8/16/18

#AdoptionTip: The Menu Board

While we were preparing for the adoption, we did a lot of thinking about the things that we could do to take a few of the question marks out of the kid's daily life. We came up with two different boards - one was an hour-by-hour schedule, and the other was a menu that showed lunch and dinner plans. Peter designed and printed out both, which we then inserted in picture frames, making them easy to hang, and good for using with dry erase markers (the glass is easy to clean).

While we were still in country with the kids, we used a portable version of the schedule board with them, and even though it was somewhat helpful for that period of time, we soon realized that it wasn't going to be something we would use once we landed on our home turf. It was too restricting for us, and (contrary to most adoption "best practices") we wanted to teach our kids flexibility rather than teaching them to stick to a schedule (something they were already used to doing from their time in the children's home, and flexibility was a foreign concept).

The menu board, on the other hand, was a hit from day one. In those early days, I needed it to help me keep my sanity. After 16 years of flying by the seat of our pants and going with whatever dinner sounded good for two people, my brain was on overload, and the last thing I needed to do was try to figure out what we were feeding our new tribe of seven. Since it felt like I was walking around in a constant fog, I would not only write down the menu for the meal, but everything I needed to remember to put out with it (so if we were having chili, I also included all the sides - chips, Greek yogurt, cheese, fruit), which also meant that Peter didn't need to see inside my brain to be able to help, he could just look at the board. Win-win.


As the kids began to learn English (and later on, as the younger ones have learned how to read), the board gave me another sanity saver - I didn't have to answer the same question ("What's for dinner?") five times. I may still have been saying, "Look at the board!" five times (or more), but it was easier than listing off the menu plan over and over, and it also avoided the inevitable, "But I don't like that!" comments that usually came when I would tell them verbally what the plan was. If it's on the board, it seems to be less of an argument. They know I've been to the grocery, they know that's what I planned for, and there is no point in trying to debate it.

But since we also believed that they needed to have some say in what we ate, we've used the menu board in different ways over the last 21 months that we've been home. Very early on, we assigned a day for each child to pray for the meals (5 kid, 5 weekdays, with Dad and Mom getting the weekends). We went through a period where everyone was whining over our daily meals, so, for a stretch of time, we had the kids choose the menu. If it was your day to pray, you picked what we were eating for dinner. When other kids didn't like it, all I had to do was point a finger at a sibling and say, "Don't take it up with me, they chose the menu." It was liberating for me, and helped teach the kids that their choices mattered and they should take others into consideration when making them.

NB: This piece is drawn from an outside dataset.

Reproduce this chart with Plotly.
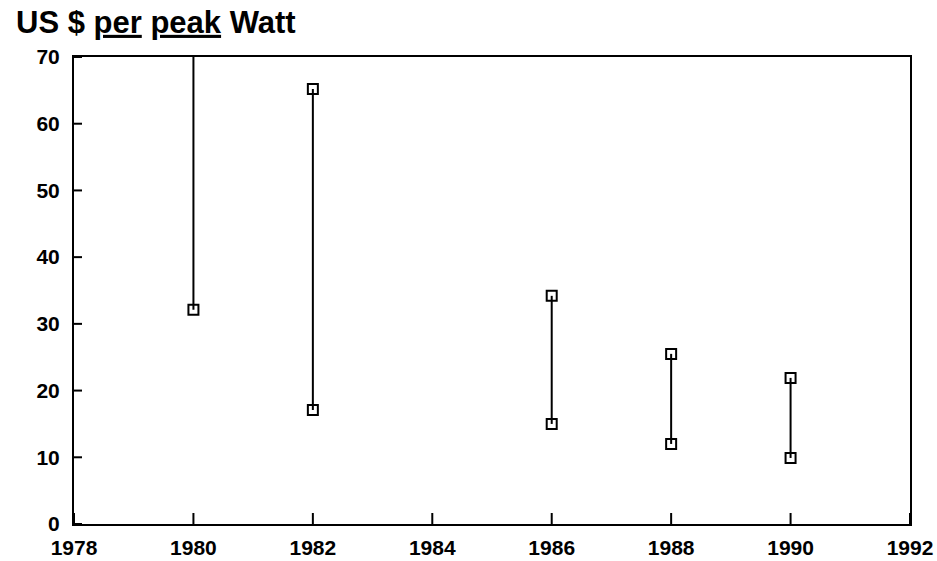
import plotly.graph_objects as go

years = [1980, 1982, 1986, 1988, 1990]
high_price = [80, 65.2, 34.2, 25.5, 21.9]
low_price = [32.1, 17.1, 15, 12, 9.9]
x_ticks = [1978, 1980, 1982, 1984, 1986, 1988, 1990, 1992]
y_ticks = [0, 10, 20, 30, 40, 50, 60, 70]

fig = go.Figure()
for yr, hi, lo in zip(years, high_price, low_price):
    fig.add_trace(go.Scatter(
        x=[yr, yr], y=[lo, hi], mode="lines+markers",
        line=dict(color="black", width=2),
        marker=dict(symbol="square-open", size=10, color="black", line=dict(width=2)),
        showlegend=False, cliponaxis=True,
    ))

# inward tick marks, placed at the tick values through the axes' own scales
plot_w, plot_h = 937 - 74 - 27, 561 - 57 - 37
for t in x_ticks:
    fig.add_shape(type="line", xref="x", yref="y domain", x0=t, x1=t, y0=0, y1=11 / plot_h,
                  line=dict(color="black", width=2), layer="above")
for t in y_ticks:
    fig.add_shape(type="line", xref="x domain", yref="y", x0=0, x1=8 / plot_w, y0=t, y1=t,
                  line=dict(color="black", width=2), layer="above")

font = dict(family="Liberation Sans, Arial, sans-serif", size=21, color="black")
fig.update_layout(
    width=937, height=561,
    margin=dict(l=74, r=27, t=57, b=37, autoexpand=False),
    paper_bgcolor="white", plot_bgcolor="white",
    font=font,
    title=dict(
        text="<b>US $ <span style='text-decoration:underline'>per</span> <span style='text-decoration:underline'>peak</span> Watt</b>",
        x=16/937, xanchor="left", xref="container", y=1 - 22/561, yanchor="middle", yref="container",
        font=dict(family="Liberation Sans, Arial, sans-serif", size=31, color="black"),
    ),
    xaxis=dict(range=[1978, 1992], tickmode="array", tickvals=x_ticks,
               ticktext=[f"<b>{t}</b>" for t in x_ticks],
               showgrid=False, zeroline=False, showline=True, linecolor="black",
               linewidth=2, mirror=True, ticks="", automargin=False,
               ticklabelstandoff=4),
    yaxis=dict(range=[0, 70], tickmode="array", tickvals=y_ticks,
               ticktext=[f"<b>{t}</b>" for t in y_ticks],
               showgrid=False, zeroline=False, showline=True, linecolor="black",
               linewidth=2, mirror=True, ticks="", automargin=False,
               ticklabelstandoff=8),
)
fig.write_html("out.html", post_script="document.body.style.margin='0';", config={"displayModeBar": False})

These days I'm back to making all the meal selections, but at the bottom of the menu board, we have a section titled: Requests. In this space, anyone in the family can write down foods that they would like to eat. They quickly learned that things like ice cream and candy didn't make the cut, but other items, like chili and aji de gallina (a fantastic Peruvian dish that Peter makes), did. The menu board is second nature now. As soon as a meal is over I erase what was in that space, thinking ahead to the same day next week and writing down (in a different color dry erase marker) what we'll be having a week from then. It keeps the board moving forward, and gives stability to the kids (and to me, as I plan for grocery shopping) to be able to stop by the board and see what's for dinner next Tuesday. Whether you are planning to adopt kids who feel better if they know what's on tap for the next meal, or you just need a visual to aid in making a grocery list, I cannot recommend (some variation of) the menu board highly enough. 


As a side note: we've had several of our kid's friends over to eat with us or spend the night, and we've heard back from more than one parent that their child came home talking about our menu board and the fact that we all eat together as a family. Every. Night. Sure, our kids ask for tablets (they aren't getting them), and they want more time on the computer (our oldest has to read a book for an hour - or more - to earn an extra 30 minutes), but what they have slowly been learning is that it's the little things, the simple things, the things they take for granted (knowing what's for dinner, eating together) that their friends go home talking about. It's been healthy - for them, for their friends, and for us.